▶ Job
Which lines have the string "chart"? Copy all of them from the entries below.

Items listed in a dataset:
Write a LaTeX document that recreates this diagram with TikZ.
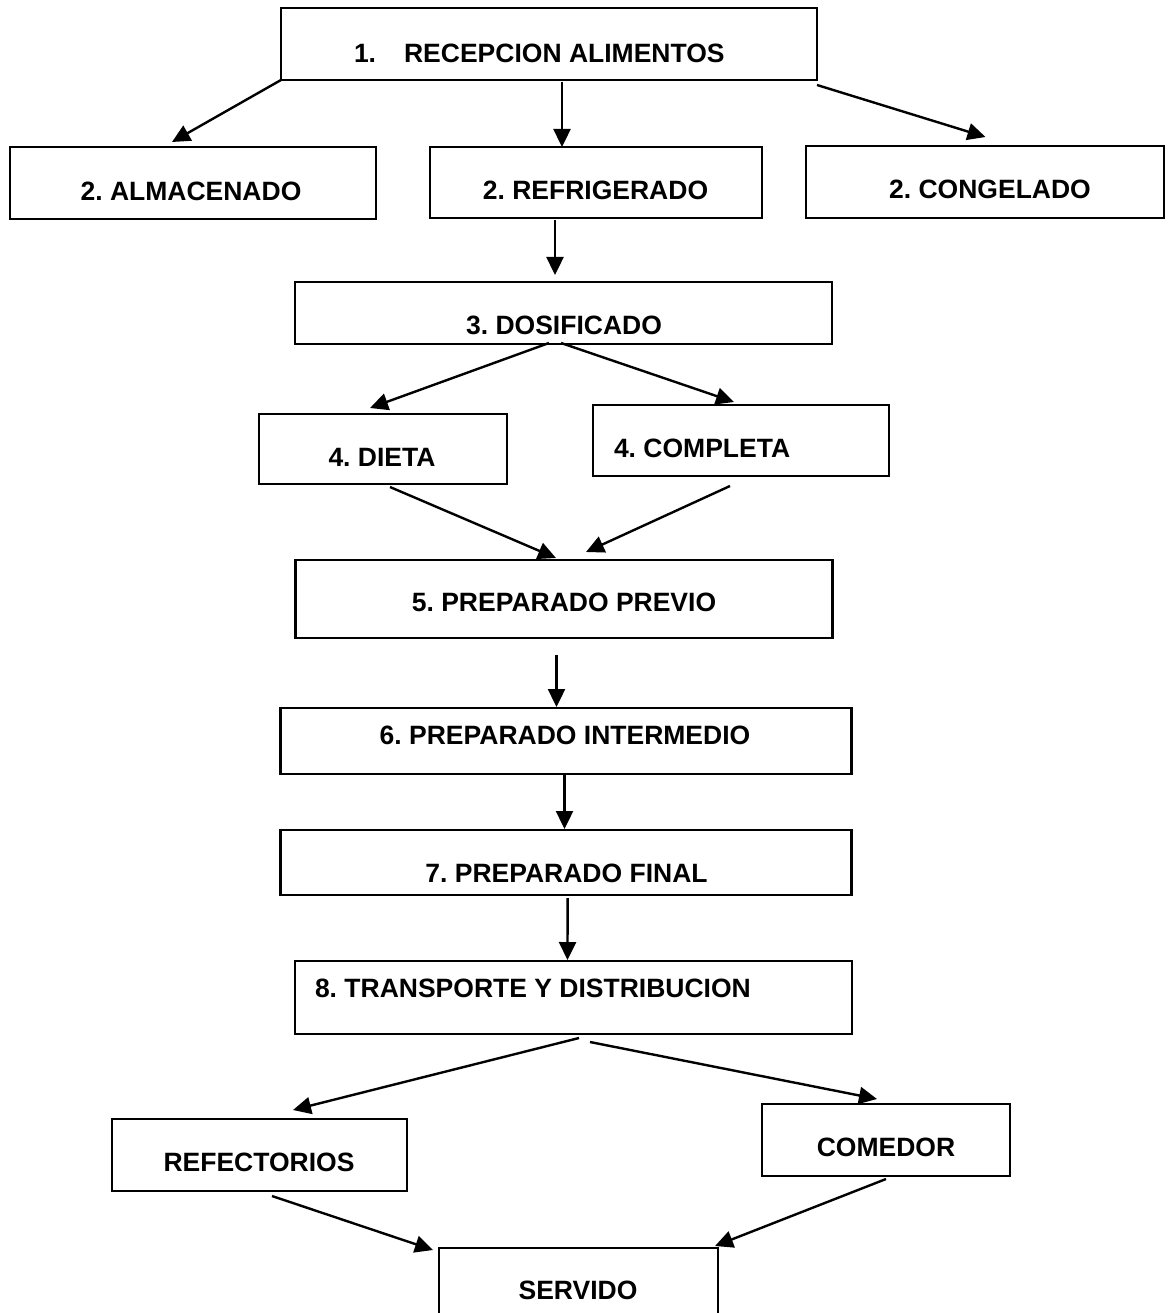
\documentclass[tikz,border=0pt]{standalone}
\usepackage{fontspec}
\setmainfont{Liberation Sans}
\usetikzlibrary{arrows.meta}
\frenchspacing
\begin{document}
\begin{tikzpicture}[x=1pt,y=-1pt,
  box/.style={draw=black,line width=2.2pt,rectangle,inner sep=0pt,outer sep=0pt},
  txt/.style={inner sep=0pt,outer sep=0pt,font=\fontsize{26.5pt}{30pt}\selectfont\bfseries},
  arr/.style={line width=2.4pt,-{Triangle[length=18pt,width=17pt]}}]
\useasboundingbox[fill=white] (0,0) rectangle (1167,1313);
% boxes
\node[box,minimum width=536pt,minimum height=72pt] (b1) at (549,44) {};
\node[box,minimum width=366pt,minimum height=72pt] (a) at (193,183) {};
\node[box,minimum width=332pt,minimum height=71pt] (r) at (596,182.5) {};
\node[box,minimum width=358pt,minimum height=72pt] (c) at (985,182) {};
\node[box,minimum width=537pt,minimum height=62pt] (d) at (563.5,313) {};
\node[box,minimum width=248pt,minimum height=70pt] (di) at (383,449) {};
\node[box,minimum width=296pt,minimum height=71pt] (co) at (741,440.5) {};
\node[box,minimum width=537pt,minimum height=78pt] (p5) at (564,599) {};
\node[box,minimum width=571pt,minimum height=66pt] (p6) at (566,741) {};
\node[box,minimum width=571pt,minimum height=65pt] (p7) at (566,862.5) {};
\node[box,minimum width=557pt,minimum height=73pt] (p8) at (573.5,997.5) {};
\node[box,minimum width=295pt,minimum height=72pt] (ref) at (259.5,1155) {};
\node[box,minimum width=248pt,minimum height=72pt] (com) at (886,1140) {};
\node[box,minimum width=279pt,minimum height=90pt] (s) at (578.5,1293) {};
% texts
\node[txt,anchor=base west] (t1) at (354,62.5) {1.\hspace{28pt}RECEPCION ALIMENTOS};
\node[txt,anchor=base] (ta) at (191,200.5) {2. ALMACENADO};
\node[txt,anchor=base] (tr) at (595.5,199.5) {2. REFRIGERADO};
\node[txt,anchor=base] (tc) at (990,199) {2. CONGELADO};
\node[txt,anchor=base] (td) at (564,334.5) {3. DOSIFICADO};
\node[txt,anchor=base] (tdi) at (382,466.5) {4. DIETA};
\node[txt,anchor=base west] (tco) at (614,457.5) {4. COMPLETA};
\node[txt,anchor=base] (t5) at (564,611.5) {5. PREPARADO PREVIO};
\node[txt,anchor=base] (t6) at (565,744.5) {6. PREPARADO INTERMEDIO};
\node[txt,anchor=base] (t7) at (566.5,882.5) {7. PREPARADO FINAL};
\node[txt,anchor=base west] (t8) at (315,997.5) {8. TRANSPORTE Y DISTRIBUCION};
\node[txt,anchor=base] (tref) at (259,1171.5) {REFECTORIOS};
\node[txt,anchor=base] (tcom) at (886,1156.5) {COMEDOR};
\node[txt,anchor=base] (ts) at (578,1299.5) {SERVIDO};
% connectors
\draw[arr] (b1.south west) -- ([xshift=-21pt,yshift=5pt]a.north);
\draw[arr] ([xshift=13pt,yshift=-2pt]b1.south) -- ([xshift=-34pt]r.north);
\draw[arr] ([yshift=-5pt]b1.south east) -- ([xshift=0.5pt,yshift=9pt]c.north);
\draw[arr] ([xshift=-41pt,yshift=-2pt]r.south) -- ([xshift=-8.5pt,yshift=7pt]d.north);
\draw[arr] ([xshift=-14.5pt,yshift=1pt]d.south) -- ([xshift=-13pt,yshift=6pt]di.north);
\draw[arr] ([xshift=-2.5pt,yshift=1pt]d.south) -- ([xshift=-7pt,yshift=3pt]co.north);
\draw[arr] ([xshift=7pt,yshift=-3pt]di.south) -- ([xshift=-8pt,yshift=2pt]p5.north);
\draw[arr] ([xshift=-11pt,yshift=-10pt]co.south) -- ([xshift=22pt,yshift=8pt]p5.north);
\draw[arr] ([xshift=-7.5pt,yshift=-17pt]p5.south) -- ([xshift=-9.5pt,yshift=1pt]p6.north);
\draw[arr] ([xshift=-1.5pt,yshift=-1pt]p6.south) -- ([xshift=-1.5pt,yshift=1pt]p7.north);
\draw[arr] ([xshift=1.6pt,yshift=-3pt]p7.south) -- ([xshift=-6pt,yshift=1pt]p8.north);
\draw[arr] ([xshift=5.5pt,yshift=-4pt]p8.south) -- ([xshift=33.5pt,yshift=9pt]ref.north);
\draw[arr] ([xshift=16.5pt,yshift=-8pt]p8.south) -- ([xshift=-9pt,yshift=5pt]com.north);
\draw[arr] ([xshift=12.5pt,yshift=-5pt]ref.south) -- ([xshift=-6pt,yshift=-2pt]s.north west);
\draw[arr] ([yshift=-3pt]com.south) -- ([xshift=-3pt,yshift=2pt]s.north east);
\end{tikzpicture}
\end{document}
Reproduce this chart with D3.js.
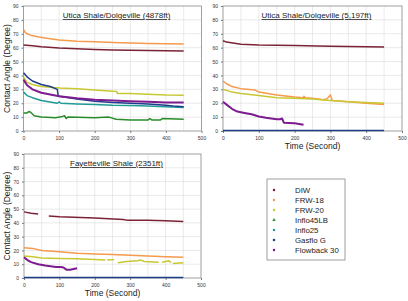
<!DOCTYPE html>
<html>
<head>
<meta charset="utf-8">
<script src="https://cdn.jsdelivr.net/npm/d3@7"></script>
<style>
body{margin:0;background:#fff;}
svg{display:block;font-family:"Liberation Sans",Arial,sans-serif;}
</style>
</head>
<body>
<svg id="chart" width="408" height="301"></svg>
<script>
// series names and colors
var seriesNames = ["DIW", "FRW-18", "FRW-20", "Inflo45LB", "Inflo25", "Gasflo G", "Flowback 30"];
var seriesColors = ["#7b2335", "#f59a4e", "#c8c832", "#2a8c2a", "#1f9a96", "#1f3d8c", "#7d1c8f"];
var seriesShapes = ["circle", "circle", "circle", "triangle", "square", "square", "circle"];

var xTicks = [0, 100, 200, 300, 400, 500];
var yTicks = [0, 10, 20, 30, 40, 50, 60, 70, 80, 90];

// [time, angle], null = gap
var utica4878 = {
	"DIW": [[0,62],[25,61.3],[50,60.7],[100,59.8],[150,59.2],[200,58.7],[250,58.4],[300,58.2],[350,58],[400,57.8],[450,57.6]],
	"FRW-18": [[0,73],[5,71],[10,70],[20,69],[40,67.8],[60,67],[100,65.5],[150,64.6],[200,64.3],[250,63.8],[300,63.3],[350,63],[400,62.8],[450,62.6]],
	"FRW-20": [[0,39],[10,35],[25,33.5],[50,32],[100,31],[150,30.5],[200,29.5],[262,28.5],[264,27],[300,27],[350,26.5],[400,26],[450,25.8]],
	"Inflo45LB": [[0,13],[10,13],[15,14],[20,13.5],[30,11],[50,10],[90,9.5],[110,10.5],[115,11],[120,9],[125,10],[200,9.5],[240,10],[260,8.5],[300,8],[350,8],[355,9],[360,8],[385,8],[390,9],[450,8.5]],
	"Inflo25": [[0,28],[10,25.5],[25,24],[50,22],[95,20],[100,21],[105,20],[150,19.5],[200,19],[250,18.5],[300,18.3],[350,18],[400,17.5],[450,17]],
	"Gasflo G": [[0,42],[10,39],[25,36],[50,33.5],[75,32],[95,30],[97,26],[100,25],[150,23],[200,21.5],[250,20.5],[300,20],[350,19.5],[400,18.5],[420,18],[450,17.5]],
	"Flowback 30": [[0,37],[10,33],[25,30],[50,27.5],[100,25],[150,23.5],[200,22.5],[250,22],[300,21.5],[350,21],[400,20.5],[450,20.5]]
};

var utica5197 = {
	"DIW": [[0,65],[10,64],[50,62.5],[100,62],[150,61.8],[200,61.5],[300,61],[400,60.7],[450,60.5]],
	"FRW-18": [[0,36],[10,34],[25,32],[50,30.5],[90,29.5],[100,28],[150,26],[200,24.5],[225,24],[226,25],[230,24],[250,23.5],[280,22.5],[290,23],[300,26],[305,22],[350,21],[400,20],[450,19]],
	"FRW-20": [[0,30],[25,28],[50,27],[100,25.5],[150,24],[200,23.5],[250,23],[300,22],[350,21],[400,20.5],[450,20]],
	"Gasflo G": [[0,0.3],[450,0.3]],
	"Flowback 30": [[0,21],[10,19],[25,16],[40,14],[60,13],[80,12],[100,10.5],[120,9.5],[150,8.5],[160,8.5],[165,9],[170,6],[200,5.5],[225,4.5]]
};

var fayetteville = {
	"DIW": [[0,48],[20,47],[40,46.5],null,[70,45],[100,44.5],[200,43.5],[280,42.5],[290,42],[350,42],[400,41.5],[450,41]],
	"FRW-18": [[0,22],[25,21.5],[50,20],[100,19],[150,18],[200,17.5],[250,17],[300,16.5],[350,16],[400,15.5],[450,15]],
	"FRW-20": [[0,16],[25,15.5],[50,14.5],[100,14.2],[150,14],[200,13.5],[230,13],null,[235,13],[255,13.5],null,[265,11],[290,12],[320,12.5],[330,13],[340,12],[380,11.5],null,[390,11.5],[400,12],[410,12.5],[415,11],null,[420,10.5],[450,11]],
	"Gasflo G": [[0,0.3],[450,0.3]],
	"Flowback 30": [[0,15],[10,13],[20,11.5],[40,10],[60,9],[90,8],[100,8],[110,7.8],[115,7],[120,6],[130,6],[150,7]]
};

var svg = d3.select("#chart");

function drawPanel(data, title, box, showXLabel, showYLabel){
	var x = d3.scaleLinear().domain([0, 500]).range([box.x0, box.x1]);
	var y = d3.scaleLinear().domain([0, 90]).range([box.y1, box.y0]);
	var g = svg.append("g");

	// grid
	g.selectAll(".vg").data(d3.range(50, 500, 50)).enter().append("line")
		.attr("x1", function(d){ return x(d); }).attr("x2", function(d){ return x(d); })
		.attr("y1", box.y0).attr("y2", box.y1)
		.attr("stroke", "#dcdcdc").attr("stroke-width", 0.6);
	g.selectAll(".hg").data(d3.range(10, 90, 10)).enter().append("line")
		.attr("y1", function(d){ return y(d); }).attr("y2", function(d){ return y(d); })
		.attr("x1", box.x0).attr("x2", box.x1)
		.attr("stroke", "#dcdcdc").attr("stroke-width", 0.6);

	// axes
	var xAxis = d3.axisBottom(x).tickValues(xTicks).tickSize(2).tickPadding(3);
	var yAxis = d3.axisLeft(y).tickValues(yTicks).tickSize(2).tickPadding(3);
	var gx = g.append("g").attr("transform", "translate(0," + box.y1 + ")").call(xAxis);
	var gy = g.append("g").attr("transform", "translate(" + box.x0 + ",0)").call(yAxis);
	[gx, gy].forEach(function(a){
		a.select(".domain").remove();
		a.selectAll("line").attr("stroke", "#777");
		a.selectAll("text").attr("font-size", 5).attr("fill", "#333");
	});

	// frame
	g.append("rect").attr("x", box.x0).attr("y", box.y0)
		.attr("width", box.x1 - box.x0).attr("height", box.y1 - box.y0)
		.attr("fill", "none").attr("stroke", "#888").attr("stroke-width", 0.8);

	var line = d3.line()
		.defined(function(d){ return d !== null; })
		.x(function(d){ return x(d[0]); })
		.y(function(d){ return y(d[1]); });

	seriesNames.forEach(function(name, i){
		if (!data[name]) return;
		g.append("path").attr("d", line(data[name]))
			.attr("fill", "none")
			.attr("stroke", seriesColors[i])
			.attr("stroke-width", name == "Flowback 30" ? 2 : 1.5)
			.attr("stroke-linejoin", "round");
	});

	var cx = (box.x0 + box.x1) / 2;
	g.append("text").attr("x", cx + 4).attr("y", box.y0 + 12)
		.attr("text-anchor", "middle").attr("font-size", 8).attr("fill", "#222")
		.attr("text-decoration", "underline")
		.text(title);

	if (showXLabel) {
		g.append("text").attr("x", cx).attr("y", box.y1 + 18)
			.attr("text-anchor", "middle").attr("font-size", 8.5).attr("fill", "#222")
			.text("Time (Second)");
	}
	if (showYLabel) {
		g.append("text")
			.attr("transform", "translate(10," + ((box.y0 + box.y1) / 2) + ") rotate(-90)")
			.attr("text-anchor", "middle").attr("font-size", 8.5).attr("fill", "#222")
			.text("Contact Angle (Degree)");
	}
}

drawPanel(utica4878, "Utica Shale/Dolgeville (4878ft)", {x0: 23.5, x1: 201.5, y0: 6, y1: 131}, false, true);
drawPanel(utica5197, "Utica Shale/Dolgeville (5,197ft)", {x0: 223, x1: 402, y0: 6, y1: 131}, true, false);
drawPanel(fayetteville, "Fayetteville Shale (2351ft)", {x0: 24, x1: 201, y0: 154, y1: 278}, true, true);

// legend
var legend = svg.append("g");
legend.append("rect").attr("x", 267).attr("y", 179).attr("width", 78).attr("height", 81)
	.attr("fill", "#fff").attr("stroke", "#888").attr("stroke-width", 0.8);
seriesNames.forEach(function(name, i){
	var ly = 190 + i * 10;
	var shape = seriesShapes[i] == "triangle" ? d3.symbolTriangle : (seriesShapes[i] == "square" ? d3.symbolSquare : d3.symbolCircle);
	legend.append("path").attr("d", d3.symbol().type(shape).size(5)())
		.attr("transform", "translate(274," + ly + ")")
		.attr("fill", seriesColors[i]);
	legend.append("text").attr("x", 295).attr("y", ly + 2.7)
		.attr("font-size", 7.8).attr("fill", "#222").text(name);
});
</script>
</body>
</html>
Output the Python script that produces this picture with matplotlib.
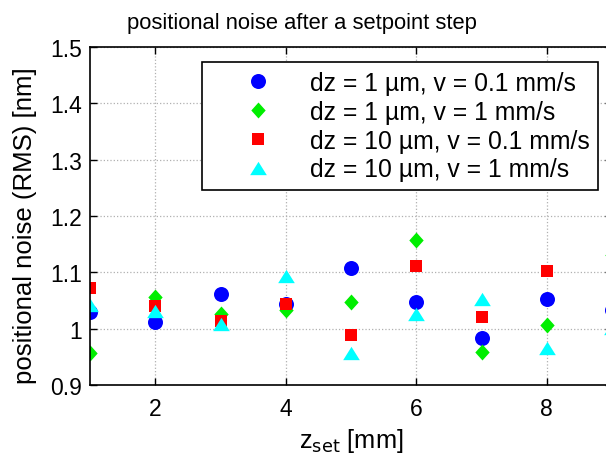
import matplotlib
matplotlib.use("Agg")
import matplotlib.pyplot as plt
from matplotlib.ticker import FuncFormatter

plt.rcParams['font.family'] = ['Liberation Sans', 'DejaVu Sans']

z_set = [1, 2, 3, 4, 5, 6, 7, 8, 9]
s1 = [1.029, 1.012, 1.061, 1.044, 1.108, 1.048, 0.983, 1.052, 1.033]
s2 = [0.957, 1.057, 1.026, 1.033, 1.047, 1.158, 0.958, 1.007, 1.131]
s3 = [1.072, 1.041, 1.014, 1.044, 0.988, 1.112, 1.021, 1.102, 1.035]
s4 = [1.042, 1.032, 1.008, 1.093, 0.957, 1.026, 1.053, 0.965, 1.002]
labels = ['dz = 1 µm, v = 0.1 mm/s', 'dz = 1 µm, v = 1 mm/s',
          'dz = 10 µm, v = 0.1 mm/s', 'dz = 10 µm, v = 1 mm/s']
x_ticks = [2, 4, 6, 8]
y_ticks = [0.9, 1.0, 1.1, 1.2, 1.3, 1.4, 1.5]

tri = [(-1, -0.8), (1, -0.8), (0, 0.8), (-1, -0.8)]
dia = [(0, 1), (0.9, 0), (0, -1), (-0.9, 0), (0, 1)]

W, H = 606, 460
fig = plt.figure(figsize=(W/100, H/100), dpi=100)
left, right, top, bottom = 90, 612, 48, 386
ax = fig.add_axes([left/W, 1-bottom/H, (right-left)/W, (bottom-top)/H])

ax.plot(z_set, s1, 'o', color='blue', ms=10.8, label=labels[0], linestyle='none', mew=0)
ax.plot(z_set, s2, marker=dia, color='#00ee00', ms=11.5, label=labels[1], linestyle='none', mew=0)
ax.plot(z_set, s3, 's', color='red', ms=8.8, label=labels[2], linestyle='none', mew=0)
ax.plot(z_set, s4, marker=tri, color='cyan', ms=12, label=labels[3], linestyle='none', mew=0)

ax.set_xlim(1, 9)
ax.set_ylim(0.9, 1.5)
ax.set_xticks(x_ticks)
ax.set_yticks(y_ticks)
ax.yaxis.set_major_formatter(FuncFormatter(lambda v, p: f'{v:g}'))
ax.grid(True, linestyle=':', color='#b0b0b0', linewidth=0.9)
ax.tick_params(direction='in', top=True, right=True, labelsize=16.5, length=5, width=1.0)
ax.tick_params(axis='x', pad=9)
ax.tick_params(axis='y', pad=5.5)
for sp in ax.spines.values():
    sp.set_linewidth(1.2)

fig.text(302/W, 1-24/H, 'positional noise after a setpoint step', fontsize=15.8,
         ha='center', va='center')
fig.text(351/W, 1-441/H, 'z$_{\\mathrm{set}}$ [mm]', fontsize=18.3, ha='center', va='center')
fig.text(25/W, 1-226/H, 'positional noise (RMS) [nm]', fontsize=18.5, ha='center',
         va='center', rotation=90)

leg = ax.legend(loc='upper right', bbox_to_anchor=(598/W, 1-63/H),
                bbox_transform=fig.transFigure, fontsize=17.8,
                frameon=True, fancybox=False, edgecolor='black', framealpha=1,
                handlelength=3.8, handletextpad=0.2, borderpad=0.35,
                labelspacing=0.2, borderaxespad=0, numpoints=1)
leg.get_frame().set_linewidth(1.2)

fig.savefig('out.png', dpi=100)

▶ Solution to this task
Reproduce this chart with D3.js.
<svg id="chart" width="408" height="301"></svg>
var svg = d3.select("#chart");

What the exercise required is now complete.